**Problem:**
Retype exactly what appears below from the line containing "Write the TikZ code for this diagram." down to the line containing "(core) at (462,389)", keeping both end lines. Do not include pictures.
Start of Exercise input
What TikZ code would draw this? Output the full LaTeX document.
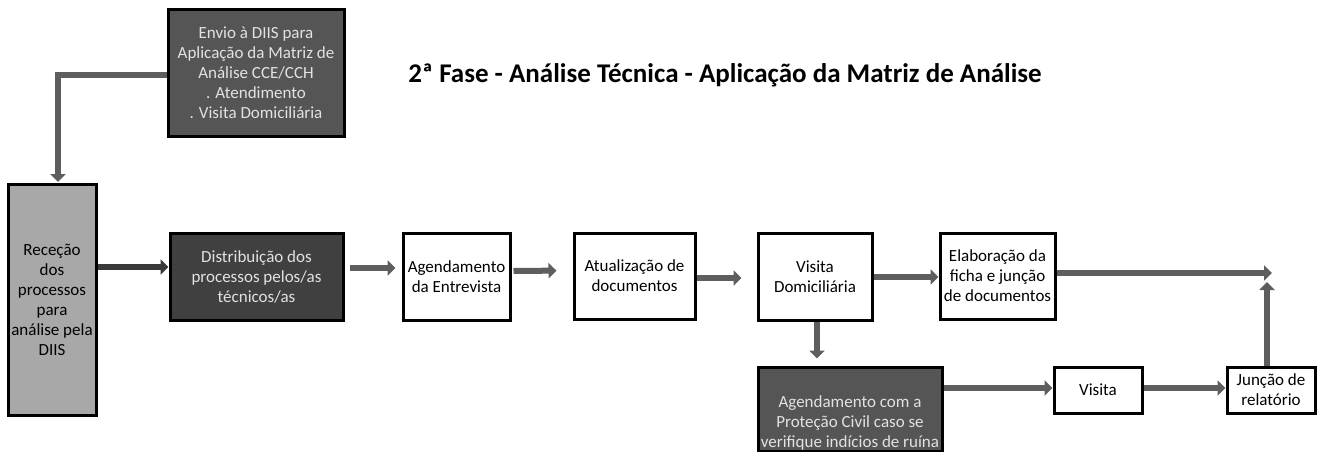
\documentclass[tikz,border=0pt]{standalone}
\usepackage{fontspec}
\setmainfont{Carlito}
\usetikzlibrary{arrows.meta,calc}
\definecolor{darkbox}{HTML}{555555}
\definecolor{darkerbox}{HTML}{404040}
\definecolor{lightbox}{HTML}{A8A8A8}
\definecolor{arrowgray}{HTML}{5E5E5E}
\definecolor{arrowdark}{HTML}{3A3A3A}
\definecolor{boxtext}{HTML}{E2E2E2}
\tikzset{
  base/.style={draw=black, line width=3pt, inner sep=0pt, align=center,
    font=\fontsize{17}{20}\selectfont},
  whitebox/.style={base, fill=white, text=black},
  darkb/.style={base, fill=darkbox, text=boxtext},
  darkerb/.style={base, fill=darkerbox, text=boxtext},
  lightb/.style={base, fill=lightbox, text=black},
  arr/.style={draw=arrowgray, line width=6pt, -{Triangle[length=8pt,width=15pt]}},
  arrd/.style={arr, draw=arrowdark},
}
\begin{document}
\begin{tikzpicture}[x=1pt,y=-1pt]
\useasboundingbox (0,0) rectangle (1318,452);
\node[darkb, minimum width=176pt, minimum height=126pt] (env) at (256,73)
  {Envio à DIIS para\\Aplicação da Matriz de\\Análise CCE/CCH\\. Atendimento\\. Visita Domiciliária};
\node[font=\bfseries\fontsize{27}{32}\selectfont] (title) at (725,75)
  {2ª Fase - Análise Técnica - Aplicação da Matriz de Análise};
\node[lightb, minimum width=88pt, minimum height=231pt] (rec) at (52,300)
  {Receção\\dos\\processos\\para\\análise pela\\DIIS};
\node[darkerb, minimum width=173pt, minimum height=87pt] (dist) at (256.5,276.5)
  {Distribuição dos\\processos pelos/as\\técnicos/as};
\node[whitebox, minimum width=107pt, minimum height=87pt] (agen) at (456.5,276.5)
  {Agendamento\\da Entrevista};
\node[whitebox, minimum width=121pt, minimum height=86pt] (atual) at (634.5,276)
  {Atualização de\\documentos};
\node[whitebox, minimum width=114pt, minimum height=87pt] (vdom) at (815,276.5)
  {Visita\\Domiciliária};
\node[whitebox, minimum width=115pt, minimum height=86pt] (elab) at (997.5,276)
  {Elaboração da\\ficha e junção\\de documentos};
\node[darkb, minimum width=184pt, minimum height=84pt, text height=80pt, text depth=4pt] (prot) at (850,409)
  {Agendamento com a\\Proteção Civil caso se\\verifique indícios de ruína};
\node[whitebox, minimum width=88pt, minimum height=46pt] (vis) at (1098,390) {Visita};
\node[whitebox, minimum width=88pt, minimum height=46pt] (jun) at (1271,390)
  {Junção de\\relatório};
\coordinate (end1) at (1272,273);
\coordinate (end2) at (1267,282);
% connectors
\draw[arr] ([yshift=-2pt]env.west) -| ($(rec.north)+(6,-1)$);
\draw[arrd] ([yshift=9.5pt]dist.west -| rec.east) -- ([yshift=9.5pt]dist.west);
\draw[arr, shorten <=5pt, shorten >=6pt] ([yshift=8.5pt]dist.east) -- ([yshift=8.5pt]agen.west);
\draw[arr, shorten <=2pt, shorten >=16pt] ([yshift=5.5pt]agen.east) -- ([yshift=5.5pt]atual.west);
\draw[arr, shorten >=15pt] ([yshift=-2pt]atual.east) -- ([yshift=-2pt]atual.east -| vdom.west);
\draw[arr] ([yshift=-0.5pt]vdom.east) -- ([yshift=-0.5pt]vdom.east -| elab.west);
\draw[arr] (elab.east |- end1) -- (end1);
\draw[arr, shorten >=7pt] ([xshift=2pt]vdom.south) -- ([xshift=2pt]vdom.south |- prot.north);
\draw[arr] ([yshift=2pt]vis.west -| prot.east) -- ([yshift=2pt]vis.west);
\draw[arr] ([yshift=2pt]vis.east) -- ([yshift=2pt]jun.west);
\draw[arr] (jun.north -| end2) -- (end2);
\end{tikzpicture}
\end{document}
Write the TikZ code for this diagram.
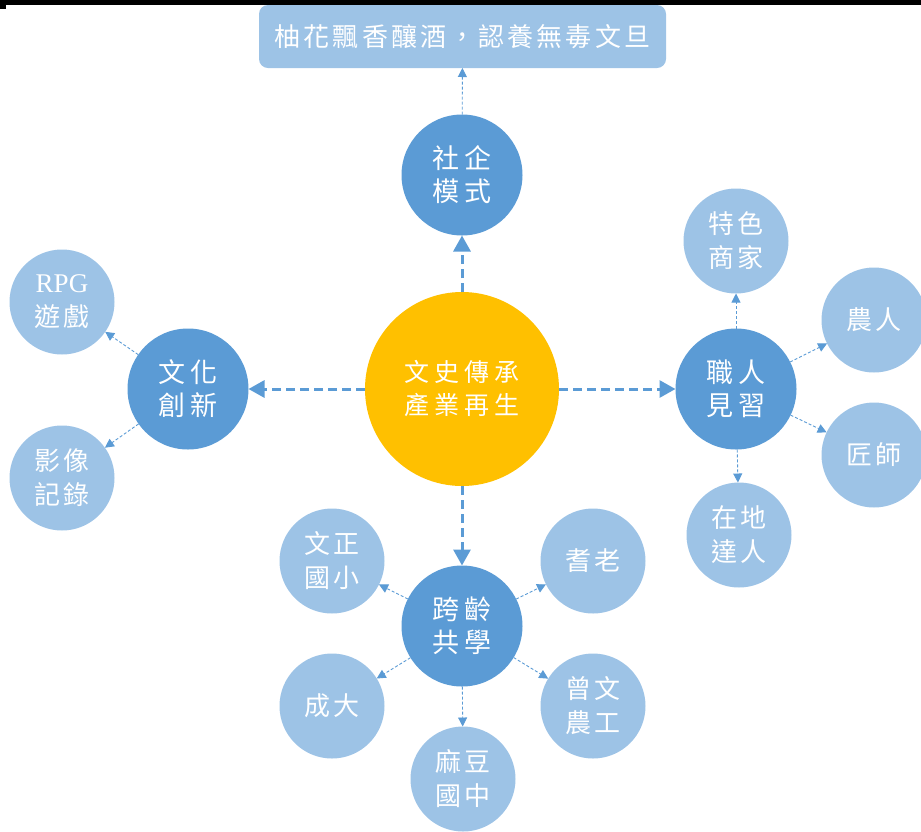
\documentclass[tikz,border=0pt]{standalone}
\usepackage{fontspec}
\newfontfamily\cjk{Noto Sans CJK TC}
\newfontfamily\latin{Liberation Serif}
\usetikzlibrary{arrows.meta}
\definecolor{hubblue}{HTML}{5B9BD5}
\definecolor{leafblue}{HTML}{9DC3E6}
\definecolor{coreyellow}{HTML}{FFC000}

\begin{document}
\begin{tikzpicture}[x=1pt,y=-1pt,
        core/.style={circle,fill=coreyellow,minimum size=194pt,inner sep=0pt,outer sep=0pt,
            text=white,align=center,font=\cjk\fontsize{25}{33}\selectfont\addfontfeature{LetterSpace=20}},
        hub/.style={circle,fill=hubblue,minimum size=121pt,inner sep=0pt,outer sep=0pt,
            text=white,align=center,font=\cjk\fontsize{27}{33}\selectfont\addfontfeature{LetterSpace=16}},
        leaf/.style={circle,fill=leafblue,minimum size=105pt,inner sep=0pt,outer sep=0pt,
            text=white,align=center,font=\cjk\fontsize{26}{34}\selectfont\addfontfeature{LetterSpace=10}},
        mainarrow/.style={hubblue,line width=3pt,dash pattern=on 9pt off 5pt,
            -{Triangle[length=16pt,width=17pt]}},
        subarrow/.style={hubblue,line width=0.9pt,dash pattern=on 3pt off 2pt,
            -{Triangle[length=9pt,width=9pt]}}]
    \useasboundingbox (0,0) rectangle (921,831);
    \fill[black] (0,0) rectangle (921,5);
    \fill[black] (0,5) rectangle (6,9);

    % slogan and centre
    \node[rectangle,rounded corners=9pt,fill=leafblue,minimum width=407pt,minimum height=63pt,
        inner sep=0pt,outer sep=0pt,text=white,
        font=\cjk\fontsize{26}{30}\selectfont\addfontfeature{LetterSpace=12}]
        (slogan) at (462.5,36.5) {柚花飄香釀酒，認養無毒文旦};
    \node[core] (core) at (462,389) {文史傳承\\產業再生};

    % four hubs
    \node[hub] (social) at (462,175) {社企\\模式};
    \node[hub] (culture) at (188,389) {文化\\創新};
    \node[hub] (craft) at (736,389) {職人\\見習};
    \node[hub] (learn) at (462,626) {跨齡\\共學};

    % leaves
    \node[leaf] (rpg) at (62,302) {{\latin\fontsize{27}{34}\selectfont RPG}\\遊戲};
    \node[leaf] (film) at (62,478) {影像\\記錄};
    \node[leaf] (shop) at (736,241) {特色\\商家};
    \node[leaf] (farmer) at (874,320) {農人};
    \node[leaf] (artisan) at (874,455) {匠師};
    \node[leaf] (local) at (739,535) {在地\\達人};
    \node[leaf] (wenzheng) at (332,561) {文正\\國小};
    \node[leaf] (elder) at (593,561) {耆老};
    \node[leaf] (ncku) at (332,706) {成大};
    \node[leaf] (zengwen) at (593,706) {曾文\\農工};
    \node[leaf] (madou) at (463,779) {麻豆\\國中};

    \draw[mainarrow] (core) -- (social);
    \draw[mainarrow] (core) -- (culture);
    \draw[mainarrow] (core) -- (craft);
    \draw[mainarrow] (core) -- (learn);

    \draw[subarrow] (social) -- (slogan);
    \foreach \leafname in {rpg,film}
        \draw[subarrow] (culture) -- (\leafname);
    \foreach \leafname in {shop,farmer,artisan,local}
        \draw[subarrow] (craft) -- (\leafname);
    \foreach \leafname in {wenzheng,elder,ncku,zengwen,madou}
        \draw[subarrow] (learn) -- (\leafname);
\end{tikzpicture}
\end{document}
End of Exercise input
**Task answer:**
Write the TikZ code for this diagram.
\documentclass[tikz,border=0pt]{standalone}
\usepackage{fontspec}
\newfontfamily\cjk{Noto Sans CJK TC}
\newfontfamily\latin{Liberation Serif}
\usetikzlibrary{arrows.meta}
\definecolor{hubblue}{HTML}{5B9BD5}
\definecolor{leafblue}{HTML}{9DC3E6}
\definecolor{coreyellow}{HTML}{FFC000}

\begin{document}
\begin{tikzpicture}[x=1pt,y=-1pt,
        core/.style={circle,fill=coreyellow,minimum size=194pt,inner sep=0pt,outer sep=0pt,
            text=white,align=center,font=\cjk\fontsize{25}{33}\selectfont\addfontfeature{LetterSpace=20}},
        hub/.style={circle,fill=hubblue,minimum size=121pt,inner sep=0pt,outer sep=0pt,
            text=white,align=center,font=\cjk\fontsize{27}{33}\selectfont\addfontfeature{LetterSpace=16}},
        leaf/.style={circle,fill=leafblue,minimum size=105pt,inner sep=0pt,outer sep=0pt,
            text=white,align=center,font=\cjk\fontsize{26}{34}\selectfont\addfontfeature{LetterSpace=10}},
        mainarrow/.style={hubblue,line width=3pt,dash pattern=on 9pt off 5pt,
            -{Triangle[length=16pt,width=17pt]}},
        subarrow/.style={hubblue,line width=0.9pt,dash pattern=on 3pt off 2pt,
            -{Triangle[length=9pt,width=9pt]}}]
    \useasboundingbox (0,0) rectangle (921,831);
    \fill[black] (0,0) rectangle (921,5);
    \fill[black] (0,5) rectangle (6,9);

    % slogan and centre
    \node[rectangle,rounded corners=9pt,fill=leafblue,minimum width=407pt,minimum height=63pt,
        inner sep=0pt,outer sep=0pt,text=white,
        font=\cjk\fontsize{26}{30}\selectfont\addfontfeature{LetterSpace=12}]
        (slogan) at (462.5,36.5) {柚花飄香釀酒，認養無毒文旦};
    \node[core] (core) at (462,389) {文史傳承\\產業再生};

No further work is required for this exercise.